The U.S.-China Relationship: More Communication, Less Confrontation
Dateline Beijing: Each day, it seems headlines in China and the United States raise the temperature on rhetoric and lower the opportunity for dialogue. Tensions are higher than they should be, and much is at stake. In Beijing this week, ITI hopes to reverse that trend and open new channels of communications with Chinese government leaders and industry officials. ITI CEO & President Dean Garfield and I are here for discussions on key areas such as trade, standards, and cybersecurity.
Many of the rhetorical jabs are the result of unhelpful policy approaches on both sides of the Pacific. In China, for instance, we continue to face challenges posed by its domestic intellectual property and technology mandates relating to encryption, mobile security, and the Multi-Level Protection Scheme (MLPS).
And in the United States, we have challenges our own. As we discussed on ITI’s blog during the past few days, for example, the recently passed 2013 federal spending bill (the Continuing Resolution) contained a provision barring several U.S. government agencies from procuring information technology (IT) systems made in China pending a security review by the FBI. ITI and a coalition of technology and business groups voiced strong concerns about the unintended consequences of this provision. And, after our advocacy, the White House late on Friday acknowledged this provision of law needed to be changed.
This policy rider is one example of disruptive initiatives happening in both countries, and underscores the urgent need for greater communication between the United States and China.
ITI focuses on bridging communities and promoting mutual interests, and this trip is exactly in line with that role. We believe there is an opportunity for more effective dialogue with China, and an even greater opportunity to work together toward mutual good that benefits the world. Featuring prominently on Dean’s agenda this week is a keynote address on April 9 at the 7th Annual U.S.-China Internet Industry Forum (UCIIF) that will be attended by senior industry and government leaders from both counties.
At the UCIIF and during meetings with key stakeholders, Dean will discuss the importance of getting global Internet governance right, how technology innovation is key to improving cybersecurity, and the need for greater cooperation towards global, voluntary, and consensus-driven technology standards. We will continue to advocate ITI’s long-standing position that cybersecurity policy embrace the reality that product security is a function of how a product is made, used, and maintained, not by whom or where it is made. This is what leads to stronger security solutions.

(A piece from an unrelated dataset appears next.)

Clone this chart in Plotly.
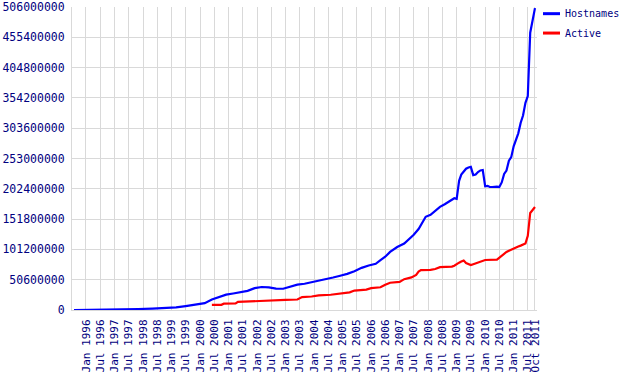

In our interconnected, globally integrated world, the answers lie in competitive collaboration, which can result in solutions that make sense for the United States, China, and the world. We know the formula for success, and it is not built on suspicion. It is built on cooperation and understanding, on a willingness to find solutions in partnership. And certainly this week will not be the last of our discussions in Beijing. ITI has planned a wide range of technical dialogues to take place between U.S. and Chinese experts later this year.
Dean also will discuss China’s recent moves to take a greater role in the ambitious effort to expand the Information Technology Agreement (ITA), a development we very much welcome. If people cannot get access to innovative, affordable tech products that ITA expansion would facilitate through tariff elimination, we limit our ability to grow the Internet and ensure we get the strongest cybersecurity. We also hamstring global economic growth and job creation. The tech industry looks forward to cooperating closely with China to ensure we get a commercially significant outcome this year on ITA expansion.
There is significant power in innovation. It changes how we live, work, learn, and play. But an even greater power is in communication – in sitting down and talking and developing a genuine understanding of people’s priorities, hopes, and concerns. That’s how we can arrive at solutions that benefit the world, and eliminate misunderstandings that leave progress as an afterthought to suspicion.